Among its 1,323,000 communicants the Protestant Episcopal Church counts many a wealthy man. But the Church is no more proof against financial troubles than any other. Successively its National Council has had to reduce the yearly budgets voted in 1931 from $4,225,000 to $2,898,000 to $2,716,855. Besides a deficit of $529,000 incurred last year, a 1934 deficit of $500,000 impends. If this is not made up the National Council may abandon missionary work in Cuba, Puerto Rico, Mexico, Hawaii and Alaska where venerable Peter Trimble Rowe has been laboring as bishop for 40 years.

Out of the Diocese of Southern Ohio last week sprang fresh hope for the Episcopal budget. There a group of laymen were crying "Hold the Line" and organizing to raise money for their church in a highly businesslike manner. Their object was not only to raise $500,000 and present it to the triennial General Convention of their Church next October, but to do something that the Church has never before succeeded in doing--develop a strong organization among its half a million adult males.

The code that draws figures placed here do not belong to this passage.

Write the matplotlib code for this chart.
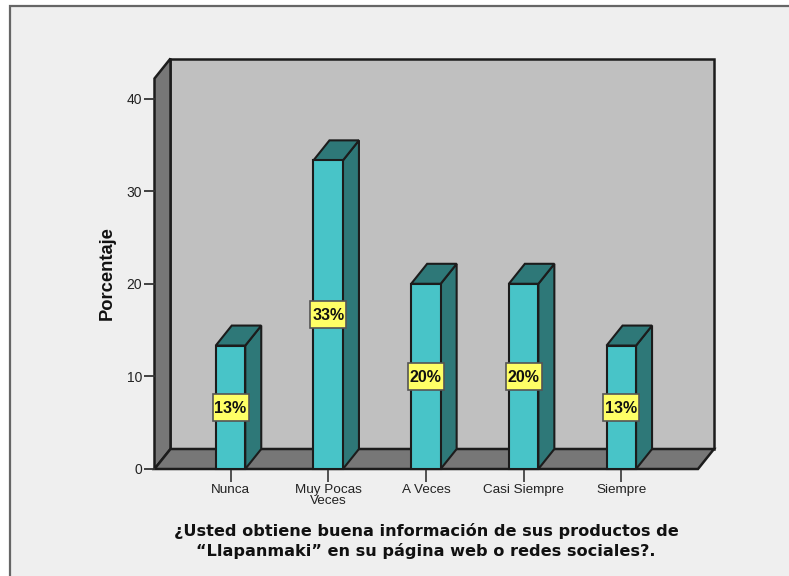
import matplotlib
matplotlib.use('Agg')
import matplotlib.pyplot as plt
from matplotlib.patches import Polygon, Rectangle
import numpy as np

categories = ['Nunca', 'Muy Pocas\nVeces', 'A Veces', 'Casi Siempre', 'Siempre']
percentages = [13.33, 33.33, 20.0, 20.0, 13.33]
bar_labels = ['13%', '33%', '20%', '20%', '13%']
y_ticks = [0, 10, 20, 30, 40]
y_title = 'Porcentaje'
x_title = '¿Usted obtiene buena información de sus productos de\n“Llapanmaki” en su página web o redes sociales?.'

W, H = 789, 576
PX_X = 97.7   # pixels per category
PX_Y = 9.26   # pixels per percentage point
DEPTH_X = 16 / PX_X
DEPTH_Y = 20 / PX_Y
BAR_W = 29.5 / PX_X

FRONT = '#48c4c8'
DARK = '#2e7878'
WALL = '#c0c0c0'
SIDE = '#777777'
BG = '#efefef'
EDGE = '#1c1c1c'

fig = plt.figure(figsize=(W / 100, H / 100), dpi=100, facecolor=BG)

# panel frame, open on the right and bottom
frame = fig.add_axes([0, 0, 1, 1], zorder=0)
frame.set_xlim(0, W)
frame.set_ylim(H, 0)
frame.axis('off')
frame.fill_between([0, 10], 0, H, color='white', lw=0)
frame.fill_between([0, W], 0, 5, color='white', lw=0)
frame.plot([10, 10, W], [H, 5.5, 5.5], color='#666666', lw=1.6, solid_joinstyle='miter')

left, right, bottom, top = 154.5, 698, 469, 78.5
ax = fig.add_axes([left / W, 1 - bottom / H, (right - left) / W, (bottom - top) / H], zorder=1)
ax.patch.set_alpha(0)
ax.set_xlim((left - 230.5) / PX_X, (right - 230.5) / PX_X)
ax.set_ylim(0, (bottom - top) / PX_Y)
for s in ax.spines.values():
    s.set_visible(False)

x0, x1 = ax.get_xlim()
y0, y1 = ax.get_ylim()


def box_face(pts, color, z, lw=1.5):
    ax.add_patch(Polygon(pts, closed=True, facecolor=color, edgecolor=EDGE, lw=lw,
                         joinstyle='miter', clip_on=False, zorder=z))


# back wall, left wall and floor of the 3D box
box_face([(x0 + DEPTH_X, DEPTH_Y), (x1 + DEPTH_X, DEPTH_Y), (x1 + DEPTH_X, y1 + DEPTH_Y), (x0 + DEPTH_X, y1 + DEPTH_Y)], WALL, 1, lw=1.8)
box_face([(x0, 0), (x0 + DEPTH_X, DEPTH_Y), (x0 + DEPTH_X, y1 + DEPTH_Y), (x0, y1)], SIDE, 1, lw=1.8)
box_face([(x0, 0), (x1, 0), (x1 + DEPTH_X, DEPTH_Y), (x0 + DEPTH_X, DEPTH_Y)], SIDE, 1, lw=1.8)

LABEL_W = 36 / PX_X
LABEL_H = 27 / PX_Y
for i, (val, lab) in enumerate(zip(percentages, bar_labels)):
    l, r = i - BAR_W / 2, i + BAR_W / 2
    box_face([(r, 0), (r + DEPTH_X, DEPTH_Y), (r + DEPTH_X, val + DEPTH_Y), (r, val)], DARK, 3)
    box_face([(l, val), (r, val), (r + DEPTH_X, val + DEPTH_Y), (l + DEPTH_X, val + DEPTH_Y)], DARK, 3)
    box_face([(l, 0), (r, 0), (r, val), (l, val)], FRONT, 4)
    # value label box centred on the bar
    ax.add_patch(Rectangle((i - LABEL_W / 2, val / 2 - LABEL_H / 2), LABEL_W, LABEL_H,
                           facecolor='#ffff66', edgecolor='#555555', lw=1.2, zorder=5))
    ax.text(i, val / 2 - 0.1, lab, ha='center', va='center', fontsize=11.5, fontweight='bold',
            family='Liberation Sans', color='#111111', zorder=6)

ax.set_xticks(np.arange(len(categories)))
ax.set_xticklabels(categories, family='Liberation Sans', fontsize=9.7, color='#222222', linespacing=0.82)
ax.set_yticks(y_ticks)
ax.set_yticklabels(y_ticks, family='Liberation Sans', fontsize=10, color='#222222')
ax.tick_params(axis='x', length=9, width=1.3, color='#444444', pad=2)
ax.tick_params(axis='y', length=8, width=1.3, color='#333333', pad=1)

fig.text(107 / W, 1 - 273 / H, y_title, rotation=90, ha='center', va='center',
         family='Liberation Sans', fontweight='bold', fontsize=13.2, color='#111111')
fig.text(426 / W, 1 - 541 / H, x_title, ha='center', va='center', family='DejaVu Sans',
         fontweight='bold', fontsize=11.65, color='#111111', linespacing=1.38)

fig.savefig('out.png', dpi=100, facecolor=fig.get_facecolor())
plt.close(fig)
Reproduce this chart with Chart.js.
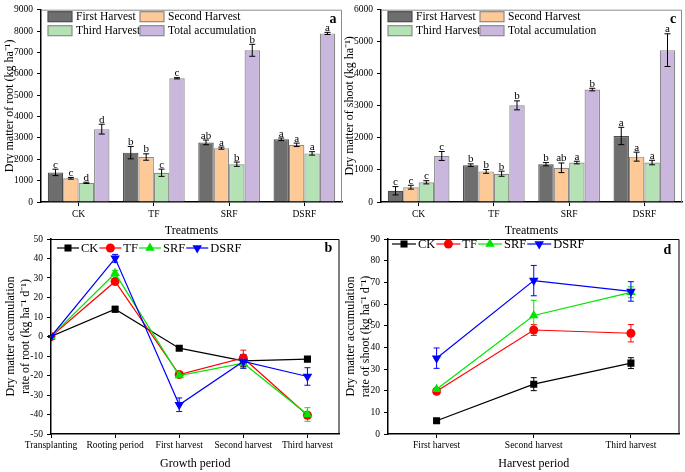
<!DOCTYPE html>
<html><head><meta charset="utf-8">
<script src="https://cdn.jsdelivr.net/npm/chart.js@4/dist/chart.umd.min.js"></script>
<style>
html,body{margin:0;padding:0;background:#fff;width:685px;height:472px;overflow:hidden;position:relative}
canvas{position:absolute}
</style></head><body>
<canvas id="ca" width="345" height="240" style="left:0;top:0"></canvas>
<canvas id="cc" width="345" height="240" style="left:340px;top:0"></canvas>
<canvas id="cb" width="345" height="246" style="left:0;top:226px"></canvas>
<canvas id="cd" width="345" height="246" style="left:340px;top:226px"></canvas>
<script>
// ---------- DATA ----------
const treatments = ['CK', 'TF', 'SRF', 'DSRF'];
const harvestSeries = ['First Harvest', 'Second Harvest', 'Third Harvest', 'Total accumulation'];
const yTicksRoot = [0, 1000, 2000, 3000, 4000, 5000, 6000, 7000, 8000, 9000];
const yTicksShoot = [0, 1000, 2000, 3000, 4000, 5000, 6000];

// Panel a: dry matter of root (rows = harvest series, cols = treatments)
const rootMeans = [
  [1385, 2310, 2790, 2935],
  [1110, 2105, 2520, 2675],
  [895, 1370, 1770, 2275],
  [3410, 5790, 7100, 7890]
];
const rootErr = [
  [150, 290, 110, 60],
  [40, 150, 50, 80],
  [30, 170, 100, 80],
  [230, 30, 280, 50]
];
const rootLetters = [
  ['c', 'b', 'ab', 'a'],
  ['c', 'b', 'a', 'a'],
  ['d', 'c', 'b', 'a'],
  ['d', 'c', 'b', 'a']
];

// Panel c: dry matter of shoot
const shootMeans = [
  [350, 1150, 1180, 2060],
  [462, 955, 1067, 1415],
  [615, 882, 1231, 1231],
  [1436, 3015, 3508, 4738]
];
const shootErr = [
  [130, 40, 50, 270],
  [60, 60, 150, 140],
  [50, 80, 40, 70],
  [140, 140, 40, 510]
];
const shootLetters = [
  ['c', 'b', 'b', 'a'],
  ['c', 'b', 'ab', 'a'],
  ['c', 'b', 'a', 'a'],
  ['c', 'b', 'b', 'a']
];

// Panel b: dry matter accumulation rate of root (rows = treatments)
const growthPeriods = ['Transplanting', 'Rooting period', 'First harvest', 'Second harvest', 'Third harvest'];
const rootRateMeans = [
  [0, 14, -6, -12.5, -11.6],
  [0, 28.2, -19.5, -11, -40.4],
  [0, 32.4, -20, -13.7, -40],
  [0, 40.1, -35, -12.8, -20.5]
];
const rootRateErr = [
  [0.5, 1.5, 1, 3, 1],
  [0.5, 1.5, 1, 4, 1.5],
  [0.5, 1.5, 1, 2.5, 3.5],
  [0.5, 2, 3.5, 3.5, 4.5]
];

// Panel d: dry matter accumulation rate of shoot
const harvestPeriods = ['First harvest', 'Second harvest', 'Third harvest'];
const shootRateMeans = [
  [6.1, 23, 32.7],
  [19.7, 48, 46.5],
  [20.7, 54.7, 65.4],
  [35, 70.8, 65.8]
];
const shootRateErr = [
  [1, 3, 2.5],
  [1, 2.5, 4],
  [0.5, 7, 2.5],
  [4.7, 7, 4.5]
];

// ---------- STYLE ----------
const SERIF = '"Liberation Serif", "Times New Roman", serif';
Chart.defaults.font.family = SERIF;
Chart.defaults.color = '#000';
const barFills = ['#6e6e6e', '#fcc997', '#b5e2b5', '#c9b7de'];
const barBorders = ['#4d4d4d', '#8a8a8a', '#8a8a8a', '#8a8a8a'];
const lineColors = ['#000000', '#ff0000', '#00e600', '#0000ff'];
const pointStyles = ['rect', 'circle', 'triangle', 'triangle'];
const pointRotations = [0, 0, 0, 180];
const pointRadii = [5, 4.5, 5.5, 5.5];

// ---------- PLUGINS ----------
function drawMarker(ctx, style, rot, r, x, y, color) {
  ctx.save();
  ctx.fillStyle = color; ctx.strokeStyle = color;
  ctx.beginPath();
  if (style === 'rect') {
    const s = r * Math.SQRT2 / 1.0 * 0.5;
    ctx.rect(x - s, y - s, 2 * s, 2 * s);
  } else if (style === 'circle') {
    ctx.arc(x, y, r, 0, Math.PI * 2);
  } else {
    const d = rot === 180 ? -1 : 1;
    const h = r * 1.5 * 0.5;
    ctx.moveTo(x, y - d * r);
    ctx.lineTo(x - r * 0.866, y + d * r * 0.5);
    ctx.lineTo(x + r * 0.866, y + d * r * 0.5);
    ctx.closePath();
  }
  ctx.fill();
  ctx.restore();
}

const errPlugin = {
  id: 'errbars',
  beforeDatasetsDraw(chart, args, o) { if (o.when === 'before') drawErr(chart, o); },
  afterDatasetsDraw(chart, args, o) { if (o.when !== 'before') drawErr(chart, o); }
};
function drawErr(chart, o) {
  const ctx = chart.ctx, ys = chart.scales.y;
  ctx.save();
  chart.data.datasets.forEach((ds, di) => {
    const meta = chart.getDatasetMeta(di);
    meta.data.forEach((el, i) => {
      const v = meta.controller.getParsed(i).y;
      const e = o.errors[di][i];
      const yt = ys.getPixelForValue(v + e), yb = ys.getPixelForValue(v - e);
      const x = el.x;
      ctx.strokeStyle = o.colors ? o.colors[di] : '#000';
      ctx.lineWidth = 1;
      ctx.beginPath();
      ctx.moveTo(x, yt); ctx.lineTo(x, yb);
      ctx.moveTo(x - o.cap, yt); ctx.lineTo(x + o.cap, yt);
      ctx.moveTo(x - o.cap, yb); ctx.lineTo(x + o.cap, yb);
      ctx.stroke();
      if (o.letters) {
        ctx.fillStyle = '#000';
        ctx.font = '11px ' + SERIF;
        ctx.textAlign = 'center';
        ctx.textBaseline = 'alphabetic';
        ctx.fillText(o.letters[di][i], x, yt - 1.5);
      }
    });
  });
  ctx.restore();
}

const framePlugin = {
  id: 'frame',
  afterDraw(chart, args, o) {
    const ctx = chart.ctx, a = chart.chartArea;
    ctx.save();
    ctx.strokeStyle = o.color; ctx.lineWidth = 1;
    ctx.beginPath();
    ctx.moveTo(a.left, a.top + 0.5);
    ctx.lineTo(a.right - 0.5, a.top + 0.5);
    ctx.lineTo(a.right - 0.5, a.bottom);
    ctx.stroke();
    ctx.fillStyle = '#000';
    ctx.font = 'bold 14px ' + SERIF;
    ctx.textAlign = 'center'; ctx.textBaseline = 'middle';
    ctx.fillText(o.letter, a.right + o.lx, a.top + o.ly);
    // legends
    if (o.type === 'box') {
      ctx.font = '11.5px ' + SERIF;
      ctx.textAlign = 'left';
      chart.data.datasets.forEach((ds, k) => {
        const col = k % 2, row = Math.floor(k / 2);
        const bx = a.left + o.cols[col], by = a.top + o.rows[row];
        ctx.fillStyle = ds.backgroundColor;
        ctx.fillRect(bx, by - 5, 24, 10);
        ctx.strokeStyle = ds.borderColor; ctx.lineWidth = 1.2;
        ctx.strokeRect(bx, by - 5, 24, 10);
        ctx.fillStyle = '#000';
        ctx.fillText(ds.label, bx + 28, by + 0.5);
      });
    } else if (o.type === 'line') {
      ctx.font = '12.5px ' + SERIF;
      ctx.textAlign = 'left';
      let x = a.left + o.lx0;
      const y = a.top + o.ly0;
      chart.data.datasets.forEach((ds, k) => {
        ctx.strokeStyle = ds.borderColor; ctx.lineWidth = 1.2;
        ctx.beginPath(); ctx.moveTo(x, y); ctx.lineTo(x + o.len, y); ctx.stroke();
        drawMarker(ctx, pointStyles[k], pointRotations[k], pointRadii[k], x + o.len / 2, y, ds.borderColor);
        ctx.fillStyle = '#000';
        ctx.fillText(ds.label, x + o.len + 2, y + 0.5);
        x += o.len + 2 + ctx.measureText(ds.label).width + 1;
      });
    }
    ctx.restore();
  }
};

function axisCommon() {
  return {
    grid: { display: true, drawOnChartArea: false, drawTicks: true, tickLength: 4, color: '#000', offset: false },
    border: { display: true, color: '#000', width: 1.5 }
  };
}

// ---------- BAR PANELS ----------
function barPanel(id, means, errs, letters, yTicks, yTitle, letter, lx) {
  const yMax = yTicks[yTicks.length - 1];
  return new Chart(document.getElementById(id), {
    type: 'bar',
    data: {
      labels: treatments,
      datasets: harvestSeries.map((name, k) => ({
        label: name, data: means[k],
        backgroundColor: barFills[k], borderColor: barBorders[k], borderWidth: 1.2,
        categoryPercentage: 0.82, barPercentage: 1
      }))
    },
    options: {
      responsive: false, animation: false, devicePixelRatio: 1, events: [],
      layout: { padding: { top: 7, right: 3, left: 0, bottom: 0 } },
      plugins: {
        legend: { display: false }, tooltip: { enabled: false },
        errbars: { errors: errs, letters: letters, cap: 3, when: 'after' },
        frame: { color: '#8c8c8c', letter: letter, lx: lx, ly: 10, type: 'box', cols: [7, 99], rows: [7, 21] }
      },
      scales: {
        x: Object.assign(axisCommon(), {
          ticks: { font: { size: 9.5 }, padding: 3, color: '#000' },
          title: { display: true, text: 'Treatments', font: { size: 12 }, padding: { top: 0, bottom: 2 } },
          afterFit: s => { s.height = 38; }
        }),
        y: Object.assign(axisCommon(), {
          min: 0, max: yMax,
          afterBuildTicks: s => { s.ticks = yTicks.map(v => ({ value: v })); },
          ticks: { font: { size: 9.5 }, padding: 4, color: '#000', callback: v => String(v) },
          title: { display: true, text: yTitle, font: { size: 12 }, padding: { top: 3, bottom: 0 } },
          afterFit: s => { s.width = 41; }
        })
      }
    },
    plugins: [errPlugin, framePlugin]
  });
}

barPanel('ca', rootMeans, rootErr, rootLetters, yTicksRoot, 'Dry matter of root (kg ha\u207B\u00B9)', 'a', -9);
barPanel('cc', shootMeans, shootErr, shootLetters, yTicksShoot, 'Dry matter of shoot (kg ha\u207B\u00B9)', 'c', -9);

// ---------- LINE PANELS ----------
function lineDatasets(means, xy) {
  return treatments.map((t, k) => ({
    label: t,
    data: xy ? means[k].map((v, i) => ({ x: i, y: v })) : means[k],
    borderColor: lineColors[k], backgroundColor: lineColors[k],
    borderWidth: 1.2, pointStyle: pointStyles[k], pointRotation: pointRotations[k],
    pointRadius: pointRadii[k], pointBorderWidth: 0, order: 3 - k
  }));
}

// Panel b
new Chart(document.getElementById('cb'), {
  type: 'line',
  data: { datasets: lineDatasets(rootRateMeans, true) },
  options: {
    responsive: false, animation: false, devicePixelRatio: 1, events: [],
    layout: { padding: { top: 13, right: 2, left: 0, bottom: 0 } },
    plugins: {
      legend: { display: false }, tooltip: { enabled: false },
      errbars: { errors: rootRateErr, colors: lineColors, cap: 3, when: 'before' },
      frame: { color: '#000', letter: 'b', lx: -11, ly: 9, type: 'line', lx0: 6, ly0: 9, len: 22 }
    },
    scales: {
      x: Object.assign(axisCommon(), {
        type: 'linear', min: 0, max: 4.5,
        ticks: { stepSize: 1, includeBounds: false, autoSkip: false, maxRotation: 0, font: { size: 9.5 }, padding: 2,
          callback: v => (growthPeriods[v] !== undefined ? growthPeriods[v] : '') },
        title: { display: true, text: 'Growth period', font: { size: 12 }, padding: { top: 0, bottom: 1 } },
        afterFit: s => { s.height = 38; }
      }),
      y: Object.assign(axisCommon(), {
        min: -50, max: 50,
        ticks: { stepSize: 10, font: { size: 9.5 }, padding: 4, callback: v => String(v) },
        title: { display: true, text: ['Dry matter accumulation', 'rate of root (kg ha\u207B\u00B9 d\u207B\u00B9)'], font: { size: 12 }, padding: { top: 4, bottom: 0 } },
        afterFit: s => { s.width = 51; }
      })
    }
  },
  plugins: [errPlugin, framePlugin]
});

// Panel d
new Chart(document.getElementById('cd'), {
  type: 'line',
  data: { labels: harvestPeriods, datasets: lineDatasets(shootRateMeans, false) },
  options: {
    responsive: false, animation: false, devicePixelRatio: 1, events: [],
    layout: { padding: { top: 13, right: 3, left: 0, bottom: 0 } },
    plugins: {
      legend: { display: false }, tooltip: { enabled: false },
      errbars: { errors: shootRateErr, colors: lineColors, cap: 3, when: 'before' },
      frame: { color: '#000', letter: 'd', lx: -12, ly: 11, type: 'line', lx0: 4, ly0: 5, len: 24 }
    },
    scales: {
      x: Object.assign(axisCommon(), {
        offset: true,
        ticks: { autoSkip: false, maxRotation: 0, font: { size: 9.5 }, padding: 2 },
        title: { display: true, text: 'Harvest period', font: { size: 12 }, padding: { top: 0, bottom: 1 } },
        afterFit: s => { s.height = 38; }
      }),
      y: Object.assign(axisCommon(), {
        min: 0, max: 90,
        ticks: { stepSize: 10, font: { size: 9.5 }, padding: 4, callback: v => String(v) },
        title: { display: true, text: ['Dry matter accumulation', 'rate of shoot (kg ha\u207B\u00B9 d\u207B\u00B9)'], font: { size: 12 }, padding: { top: 4, bottom: 0 } },
        afterFit: s => { s.width = 48; }
      })
    }
  },
  plugins: [errPlugin, framePlugin]
});
</script>
</body></html>
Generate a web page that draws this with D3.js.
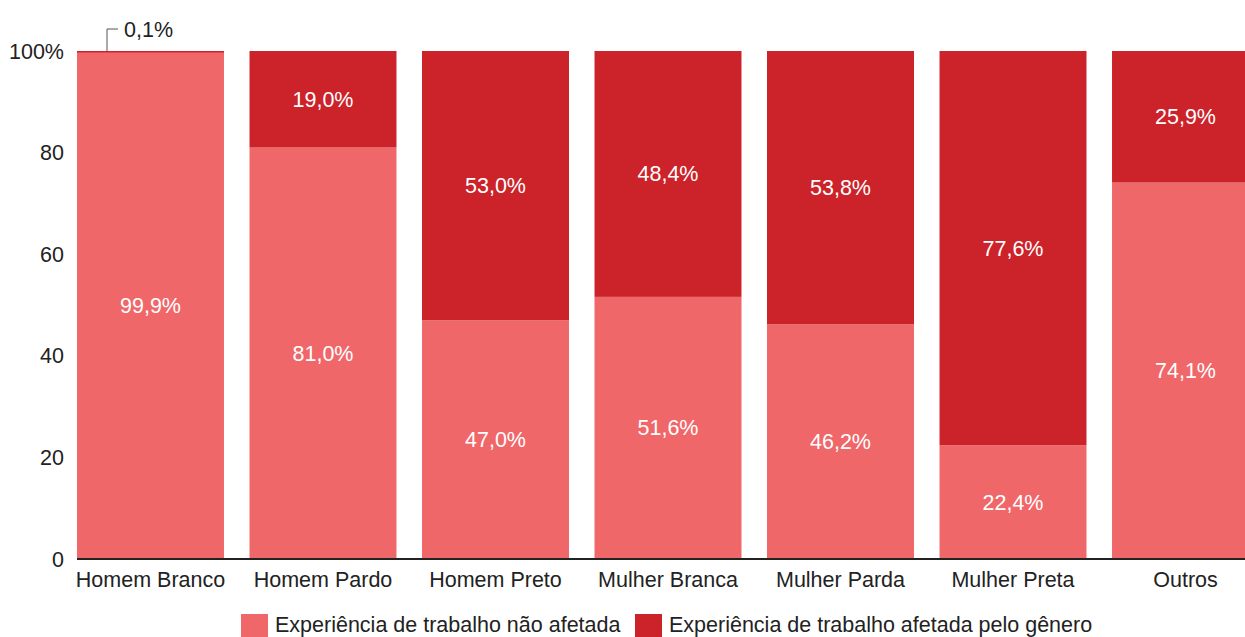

Leader among the laymen is Charles Phelps Taft II. Cincinnati lawyer and civic leader. Son of the late President of the U. S., who was a Unitarian. Lawyer Taft is a pious Episcopalian like his mother. Last March he helped work up an "Everyman's Offering" campaign for his bishop, Rt. Rev. Henry Wise Hobson. By last week the Offering had become nationwide, with Lawyer Taft as its chairman and Eric Gibberd, a onetime department store executive (Abraham & Straus, Inc. in Brooklyn, Mably & Carew in Cincinnati), as its executive secretary. The Offering is working with posters, stickers, pamphlets, nationwide publicity, and a tabloid Hold the Line News. No diocesan or parish quotas are set. First 100% offering reported: from St. Andrew's Mission (48 communicants), Washington Court House. Ohio, oldtime home of Harry Micajah Daugherty.